Closing White Lyan and evolving the model

On April 8, 2017, White Lyan closed. The decision was not driven by failure, but by the limitations of a fixed concept. Ryan Chetiyawardana described the need for a space that could evolve more freely, moving beyond the strict constraints of the original system.

The site was transformed into Super Lyan, a bar that retained elements of pre-production and efficiency while reintroducing flexibility into service. The focus shifted toward accessibility and adaptability, allowing for a broader range of drinks and techniques.

Later, the same space became Cub, a collaboration with chef Doug McMaster that extended the zero-waste philosophy into food. Ingredients were used across both kitchen and bar, creating a closed-loop system where waste from one process became input for another. These transitions reflect an ongoing refinement of the original model rather than a departure from it.

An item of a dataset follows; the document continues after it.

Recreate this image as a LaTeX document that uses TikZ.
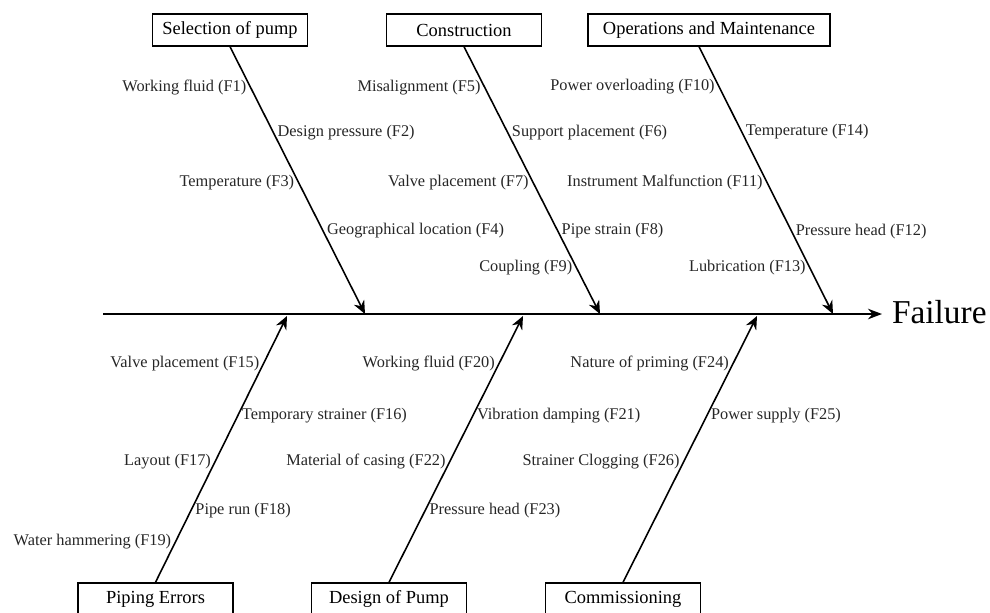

Lyaness and the shift toward flavor systems

In 2018, Ryan Chetiyawardana opened Lyaness at Sea Containers London, marking another evolution in approach. Rather than focusing explicitly on zero-waste as a visible principle, Lyaness introduced the concept of flavor components, such as Infinite Banana and Purple Pineapple.

These components are developed through controlled processes and used across multiple drinks, reducing redundancy and improving efficiency. The system retains the core principles established at White Lyan, including pre-production and controlled preparation, while presenting them in a more flexible format. Waste reduction remains embedded in the structure, but it is no longer the defining narrative.

Spirits, sourcing, and system alignment

The Lyan bars integrate a wide range of spirits, including whisky, rum, and agave-based distillates, selected not only for flavor but for how they function within the system.

At Lyaness, spirits are combined with house-developed components to create drinks that maintain consistency while allowing variation. This approach aligns with producers whose spirits can integrate into structured builds without requiring extensive modification. The emphasis shifts from individual ingredients to how those ingredients behave within a controlled environment.

Lyaness bar and Ryan Chetiyawardana

Redefining sustainability as operational design

The term ‘zero-waste’ often implies reduction. In Ryan Chetiyawardana’s work, it functions as a design principle. Waste is addressed at the system level rather than at the level of individual ingredients.

By stabilising components, extending shelf life, and integrating processes across bar and kitchen, the system reduces inefficiency without compromising output. The focus is not on eliminating waste, but on controlling it. This approach reframes sustainability as a matter of structure rather than intention.

Influence across modern bar culture

The impact of White Lyan and its successors extends beyond individual venues. The separation of production and service, the use of pre-batched components, and the emphasis on consistency have influenced bars globally.

These ideas have been adopted in different forms, often integrated into existing systems rather than replacing them entirely. The concept of the bar as a production environment, rather than solely a service space, has become more widely accepted. Ryan Chetiyawardana’s work contributed to this shift by demonstrating that alternative models could function at a high level.

Ryan Chetiyawardana’s approach to bar design is defined by systems thinking. Rather than refining existing practices, he restructured the relationship between preparation and service.

The evolution from White Lyan to Lyaness shows how these ideas can adapt over time, moving from strict constraints to more flexible applications. What remains consistent is the focus on control, efficiency, and the integration of processes. In this framework, the bar is not only a place where drinks are served. It is a system where decisions made before service determine everything that follows.